_The exercise_
Below are the records; reproduce all of them exactly but without any images.
=== Provided material ===
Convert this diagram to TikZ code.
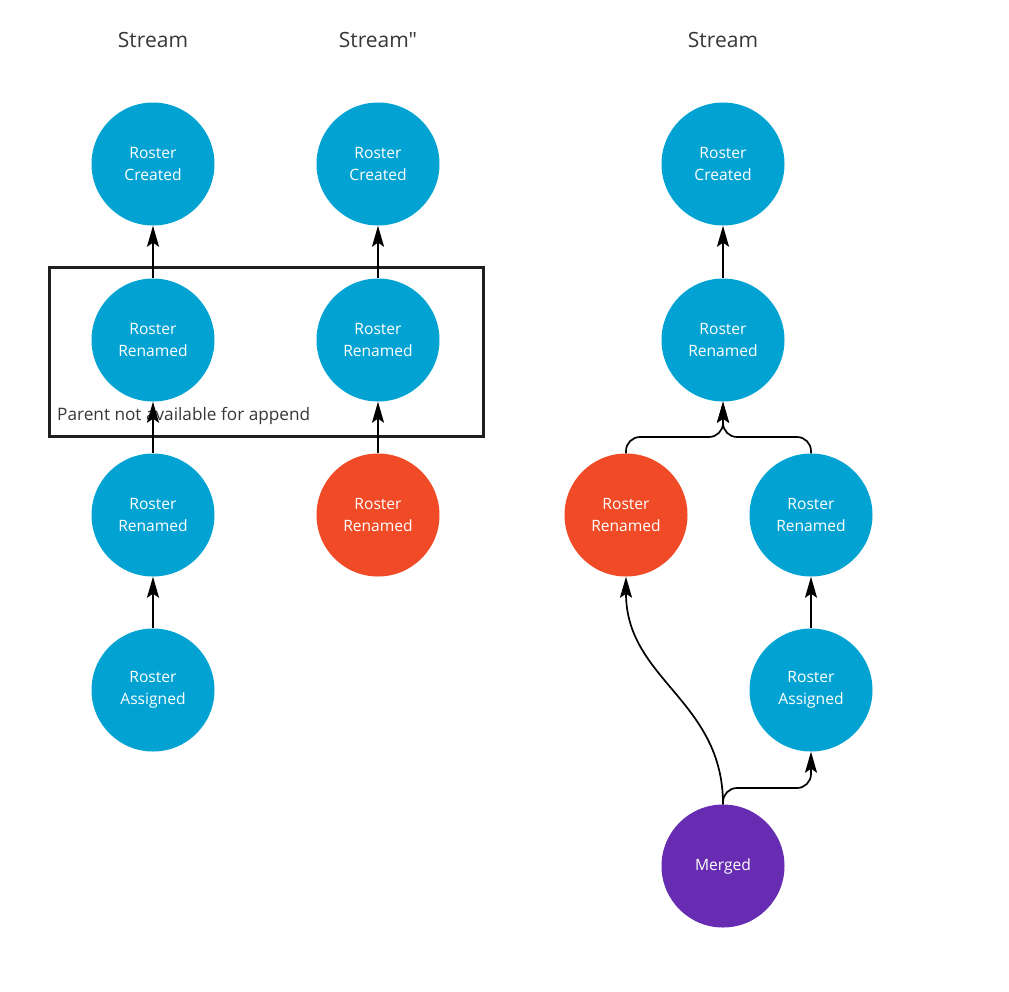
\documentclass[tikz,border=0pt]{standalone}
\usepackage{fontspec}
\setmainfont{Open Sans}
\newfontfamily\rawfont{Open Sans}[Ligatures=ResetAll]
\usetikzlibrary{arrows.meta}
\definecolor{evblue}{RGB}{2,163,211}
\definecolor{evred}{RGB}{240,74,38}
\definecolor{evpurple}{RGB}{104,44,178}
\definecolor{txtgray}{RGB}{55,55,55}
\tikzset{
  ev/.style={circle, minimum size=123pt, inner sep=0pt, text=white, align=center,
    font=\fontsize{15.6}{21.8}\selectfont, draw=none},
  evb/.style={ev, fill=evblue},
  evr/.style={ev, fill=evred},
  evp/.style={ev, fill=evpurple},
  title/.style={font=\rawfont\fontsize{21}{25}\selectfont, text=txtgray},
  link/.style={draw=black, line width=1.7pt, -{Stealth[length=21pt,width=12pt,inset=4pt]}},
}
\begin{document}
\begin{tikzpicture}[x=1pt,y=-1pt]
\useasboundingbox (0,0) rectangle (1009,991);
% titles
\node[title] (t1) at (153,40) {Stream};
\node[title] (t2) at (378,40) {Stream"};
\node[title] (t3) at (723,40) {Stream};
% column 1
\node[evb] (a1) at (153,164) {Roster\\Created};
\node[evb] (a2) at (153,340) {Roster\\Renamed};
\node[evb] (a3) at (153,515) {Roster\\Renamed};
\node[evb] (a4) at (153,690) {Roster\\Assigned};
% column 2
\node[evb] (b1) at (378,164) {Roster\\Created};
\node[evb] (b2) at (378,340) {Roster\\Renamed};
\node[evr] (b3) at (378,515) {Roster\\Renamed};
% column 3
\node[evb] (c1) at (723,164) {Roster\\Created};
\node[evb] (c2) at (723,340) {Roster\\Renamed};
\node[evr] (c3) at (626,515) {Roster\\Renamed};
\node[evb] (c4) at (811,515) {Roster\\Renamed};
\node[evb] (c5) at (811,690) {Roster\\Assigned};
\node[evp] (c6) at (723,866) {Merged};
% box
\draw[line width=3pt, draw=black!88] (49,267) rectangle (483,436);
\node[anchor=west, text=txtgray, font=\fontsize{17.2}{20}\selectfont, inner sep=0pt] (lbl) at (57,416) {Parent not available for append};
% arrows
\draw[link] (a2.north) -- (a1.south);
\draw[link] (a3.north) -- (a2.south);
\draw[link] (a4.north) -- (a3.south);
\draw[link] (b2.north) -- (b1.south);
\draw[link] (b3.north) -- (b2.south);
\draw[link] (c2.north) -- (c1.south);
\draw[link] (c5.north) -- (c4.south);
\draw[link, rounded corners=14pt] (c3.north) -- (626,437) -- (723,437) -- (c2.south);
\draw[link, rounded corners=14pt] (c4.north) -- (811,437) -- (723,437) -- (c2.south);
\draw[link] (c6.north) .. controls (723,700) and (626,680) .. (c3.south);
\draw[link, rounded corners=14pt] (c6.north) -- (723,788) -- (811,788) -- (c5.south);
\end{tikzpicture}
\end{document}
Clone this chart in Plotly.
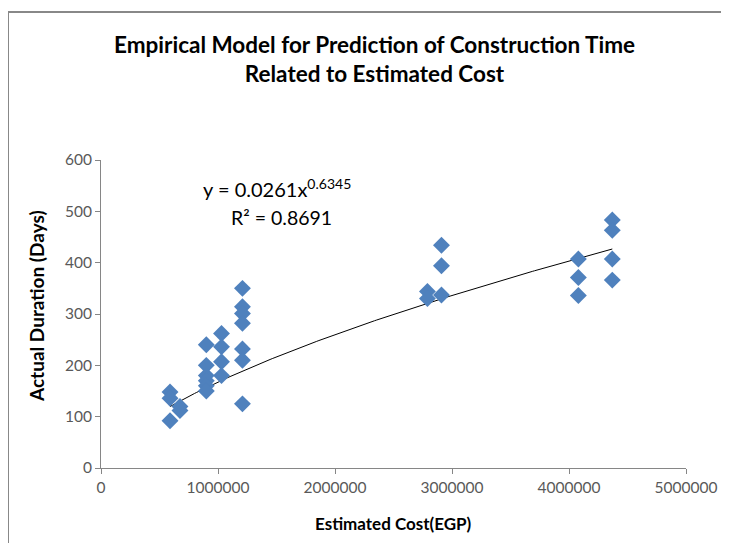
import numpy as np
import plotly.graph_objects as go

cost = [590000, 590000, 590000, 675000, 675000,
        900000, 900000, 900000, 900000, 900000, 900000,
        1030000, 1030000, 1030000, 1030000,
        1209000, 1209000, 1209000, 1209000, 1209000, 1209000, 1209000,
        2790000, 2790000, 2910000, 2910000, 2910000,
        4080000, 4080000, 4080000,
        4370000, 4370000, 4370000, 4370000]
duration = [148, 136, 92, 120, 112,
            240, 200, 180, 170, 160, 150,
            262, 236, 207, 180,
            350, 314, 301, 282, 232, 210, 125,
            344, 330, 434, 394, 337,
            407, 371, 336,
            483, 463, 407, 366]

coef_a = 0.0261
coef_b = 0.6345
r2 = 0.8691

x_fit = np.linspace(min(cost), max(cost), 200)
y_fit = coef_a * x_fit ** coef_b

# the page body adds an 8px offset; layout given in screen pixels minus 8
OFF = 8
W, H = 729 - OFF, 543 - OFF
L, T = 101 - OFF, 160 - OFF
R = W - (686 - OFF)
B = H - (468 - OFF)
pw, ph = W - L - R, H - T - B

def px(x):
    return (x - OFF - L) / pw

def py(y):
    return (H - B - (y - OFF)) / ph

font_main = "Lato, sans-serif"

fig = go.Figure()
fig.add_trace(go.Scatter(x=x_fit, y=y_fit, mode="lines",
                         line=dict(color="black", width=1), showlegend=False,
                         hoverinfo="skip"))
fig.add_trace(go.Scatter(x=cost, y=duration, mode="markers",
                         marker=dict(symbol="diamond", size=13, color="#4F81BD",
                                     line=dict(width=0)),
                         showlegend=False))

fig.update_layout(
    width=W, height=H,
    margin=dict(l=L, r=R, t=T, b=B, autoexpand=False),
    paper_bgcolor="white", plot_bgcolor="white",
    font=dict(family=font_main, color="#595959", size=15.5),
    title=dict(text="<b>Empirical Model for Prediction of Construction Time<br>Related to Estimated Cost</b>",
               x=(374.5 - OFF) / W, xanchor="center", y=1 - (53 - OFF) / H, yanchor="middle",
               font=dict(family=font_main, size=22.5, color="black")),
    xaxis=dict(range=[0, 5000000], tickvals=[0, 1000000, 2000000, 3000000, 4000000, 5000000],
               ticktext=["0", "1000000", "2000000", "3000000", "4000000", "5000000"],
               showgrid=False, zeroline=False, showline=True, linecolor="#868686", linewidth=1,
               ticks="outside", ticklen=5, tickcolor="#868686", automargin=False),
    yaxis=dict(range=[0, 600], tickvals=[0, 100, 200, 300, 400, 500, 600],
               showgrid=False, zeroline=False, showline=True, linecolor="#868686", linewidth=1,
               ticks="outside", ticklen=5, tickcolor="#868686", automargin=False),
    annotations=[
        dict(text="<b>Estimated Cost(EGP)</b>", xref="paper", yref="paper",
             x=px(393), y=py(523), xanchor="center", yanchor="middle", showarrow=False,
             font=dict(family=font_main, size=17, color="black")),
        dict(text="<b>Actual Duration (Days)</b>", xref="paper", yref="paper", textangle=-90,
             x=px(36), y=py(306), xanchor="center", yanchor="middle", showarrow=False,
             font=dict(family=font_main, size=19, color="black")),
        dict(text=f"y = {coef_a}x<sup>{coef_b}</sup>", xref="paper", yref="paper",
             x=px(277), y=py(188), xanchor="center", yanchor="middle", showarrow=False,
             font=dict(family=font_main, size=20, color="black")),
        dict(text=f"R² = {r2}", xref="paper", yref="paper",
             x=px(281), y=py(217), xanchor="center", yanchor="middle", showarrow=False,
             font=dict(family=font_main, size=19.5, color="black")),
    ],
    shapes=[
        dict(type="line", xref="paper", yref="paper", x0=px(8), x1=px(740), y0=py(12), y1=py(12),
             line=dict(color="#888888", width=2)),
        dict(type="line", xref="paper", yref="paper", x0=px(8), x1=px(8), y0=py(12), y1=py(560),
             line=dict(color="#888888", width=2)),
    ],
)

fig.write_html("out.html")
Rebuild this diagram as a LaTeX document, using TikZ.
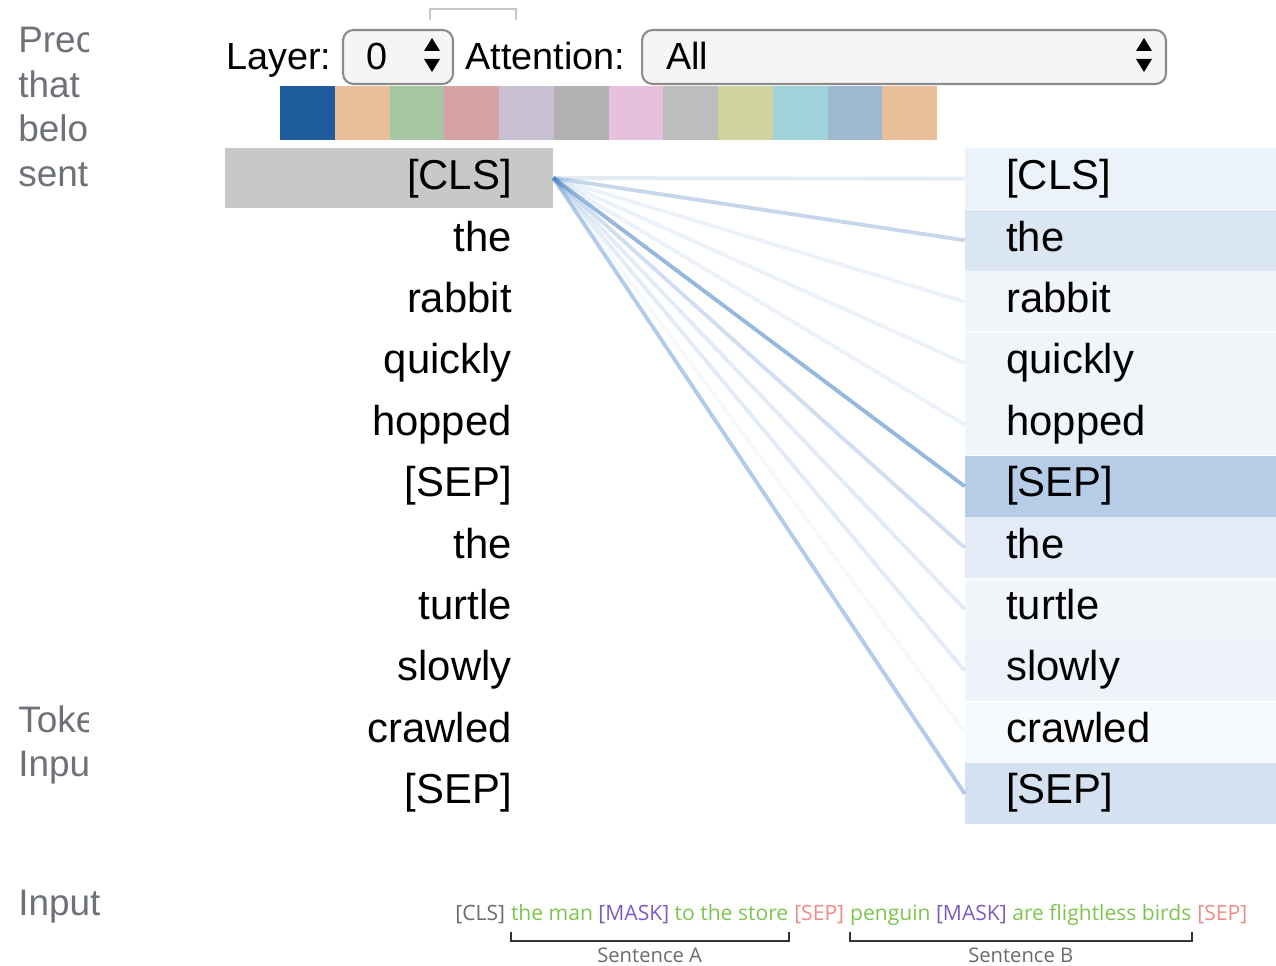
===
_Task output_
Convert this diagram to TikZ code.
\documentclass[tikz,border=0pt]{standalone}
\usepackage{fontspec}
\setmainfont{Open Sans}
\newfontfamily\rawfont{Open Sans}[Ligatures=ResetAll]
\usetikzlibrary{arrows.meta}
\definecolor{evblue}{RGB}{2,163,211}
\definecolor{evred}{RGB}{240,74,38}
\definecolor{evpurple}{RGB}{104,44,178}
\definecolor{txtgray}{RGB}{55,55,55}
\tikzset{
  ev/.style={circle, minimum size=123pt, inner sep=0pt, text=white, align=center,
    font=\fontsize{15.6}{21.8}\selectfont, draw=none},
  evb/.style={ev, fill=evblue},
  evr/.style={ev, fill=evred},
  evp/.style={ev, fill=evpurple},
  title/.style={font=\rawfont\fontsize{21}{25}\selectfont, text=txtgray},
  link/.style={draw=black, line width=1.7pt, -{Stealth[length=21pt,width=12pt,inset=4pt]}},
}
\begin{document}
\begin{tikzpicture}[x=1pt,y=-1pt]
\useasboundingbox (0,0) rectangle (1009,991);
% titles
\node[title] (t1) at (153,40) {Stream};
\node[title] (t2) at (378,40) {Stream"};
\node[title] (t3) at (723,40) {Stream};
% column 1
\node[evb] (a1) at (153,164) {Roster\\Created};
\node[evb] (a2) at (153,340) {Roster\\Renamed};
\node[evb] (a3) at (153,515) {Roster\\Renamed};
\node[evb] (a4) at (153,690) {Roster\\Assigned};
% column 2
\node[evb] (b1) at (378,164) {Roster\\Created};
\node[evb] (b2) at (378,340) {Roster\\Renamed};
\node[evr] (b3) at (378,515) {Roster\\Renamed};
% column 3
\node[evb] (c1) at (723,164) {Roster\\Created};
\node[evb] (c2) at (723,340) {Roster\\Renamed};
\node[evr] (c3) at (626,515) {Roster\\Renamed};
\node[evb] (c4) at (811,515) {Roster\\Renamed};
\node[evb] (c5) at (811,690) {Roster\\Assigned};
\node[evp] (c6) at (723,866) {Merged};
% box
\draw[line width=3pt, draw=black!88] (49,267) rectangle (483,436);
\node[anchor=west, text=txtgray, font=\fontsize{17.2}{20}\selectfont, inner sep=0pt] (lbl) at (57,416) {Parent not available for append};
% arrows
\draw[link] (a2.north) -- (a1.south);
\draw[link] (a3.north) -- (a2.south);
\draw[link] (a4.north) -- (a3.south);
\draw[link] (b2.north) -- (b1.south);
\draw[link] (b3.north) -- (b2.south);
\draw[link] (c2.north) -- (c1.south);
\draw[link] (c5.north) -- (c4.south);
\draw[link, rounded corners=14pt] (c3.north) -- (626,437) -- (723,437) -- (c2.south);
\draw[link, rounded corners=14pt] (c4.north) -- (811,437) -- (723,437) -- (c2.south);
\draw[link] (c6.north) .. controls (723,700) and (626,680) .. (c3.south);
\draw[link, rounded corners=14pt] (c6.north) -- (723,788) -- (811,788) -- (c5.south);
\end{tikzpicture}
\end{document}
Clone this chart in Plotly.
import numpy as np
import plotly.graph_objects as go

cost = [590000, 590000, 590000, 675000, 675000,
        900000, 900000, 900000, 900000, 900000, 900000,
        1030000, 1030000, 1030000, 1030000,
        1209000, 1209000, 1209000, 1209000, 1209000, 1209000, 1209000,
        2790000, 2790000, 2910000, 2910000, 2910000,
        4080000, 4080000, 4080000,
        4370000, 4370000, 4370000, 4370000]
duration = [148, 136, 92, 120, 112,
            240, 200, 180, 170, 160, 150,
            262, 236, 207, 180,
            350, 314, 301, 282, 232, 210, 125,
            344, 330, 434, 394, 337,
            407, 371, 336,
            483, 463, 407, 366]

coef_a = 0.0261
coef_b = 0.6345
r2 = 0.8691

x_fit = np.linspace(min(cost), max(cost), 200)
y_fit = coef_a * x_fit ** coef_b

# the page body adds an 8px offset; layout given in screen pixels minus 8
OFF = 8
W, H = 729 - OFF, 543 - OFF
L, T = 101 - OFF, 160 - OFF
R = W - (686 - OFF)
B = H - (468 - OFF)
pw, ph = W - L - R, H - T - B

def px(x):
    return (x - OFF - L) / pw

def py(y):
    return (H - B - (y - OFF)) / ph

font_main = "Lato, sans-serif"

fig = go.Figure()
fig.add_trace(go.Scatter(x=x_fit, y=y_fit, mode="lines",
                         line=dict(color="black", width=1), showlegend=False,
                         hoverinfo="skip"))
fig.add_trace(go.Scatter(x=cost, y=duration, mode="markers",
                         marker=dict(symbol="diamond", size=13, color="#4F81BD",
                                     line=dict(width=0)),
                         showlegend=False))

fig.update_layout(
    width=W, height=H,
    margin=dict(l=L, r=R, t=T, b=B, autoexpand=False),
    paper_bgcolor="white", plot_bgcolor="white",
    font=dict(family=font_main, color="#595959", size=15.5),
    title=dict(text="<b>Empirical Model for Prediction of Construction Time<br>Related to Estimated Cost</b>",
               x=(374.5 - OFF) / W, xanchor="center", y=1 - (53 - OFF) / H, yanchor="middle",
               font=dict(family=font_main, size=22.5, color="black")),
    xaxis=dict(range=[0, 5000000], tickvals=[0, 1000000, 2000000, 3000000, 4000000, 5000000],
               ticktext=["0", "1000000", "2000000", "3000000", "4000000", "5000000"],
               showgrid=False, zeroline=False, showline=True, linecolor="#868686", linewidth=1,
               ticks="outside", ticklen=5, tickcolor="#868686", automargin=False),
    yaxis=dict(range=[0, 600], tickvals=[0, 100, 200, 300, 400, 500, 600],
               showgrid=False, zeroline=False, showline=True, linecolor="#868686", linewidth=1,
               ticks="outside", ticklen=5, tickcolor="#868686", automargin=False),
    annotations=[
        dict(text="<b>Estimated Cost(EGP)</b>", xref="paper", yref="paper",
             x=px(393), y=py(523), xanchor="center", yanchor="middle", showarrow=False,
             font=dict(family=font_main, size=17, color="black")),
        dict(text="<b>Actual Duration (Days)</b>", xref="paper", yref="paper", textangle=-90,
             x=px(36), y=py(306), xanchor="center", yanchor="middle", showarrow=False,
             font=dict(family=font_main, size=19, color="black")),
        dict(text=f"y = {coef_a}x<sup>{coef_b}</sup>", xref="paper", yref="paper",
             x=px(277), y=py(188), xanchor="center", yanchor="middle", showarrow=False,
             font=dict(family=font_main, size=20, color="black")),
        dict(text=f"R² = {r2}", xref="paper", yref="paper",
             x=px(281), y=py(217), xanchor="center", yanchor="middle", showarrow=False,
             font=dict(family=font_main, size=19.5, color="black")),
    ],
    shapes=[
        dict(type="line", xref="paper", yref="paper", x0=px(8), x1=px(740), y0=py(12), y1=py(12),
             line=dict(color="#888888", width=2)),
        dict(type="line", xref="paper", yref="paper", x0=px(8), x1=px(8), y0=py(12), y1=py(560),
             line=dict(color="#888888", width=2)),
    ],
)

fig.write_html("out.html")
Rebuild this diagram as a LaTeX document, using TikZ.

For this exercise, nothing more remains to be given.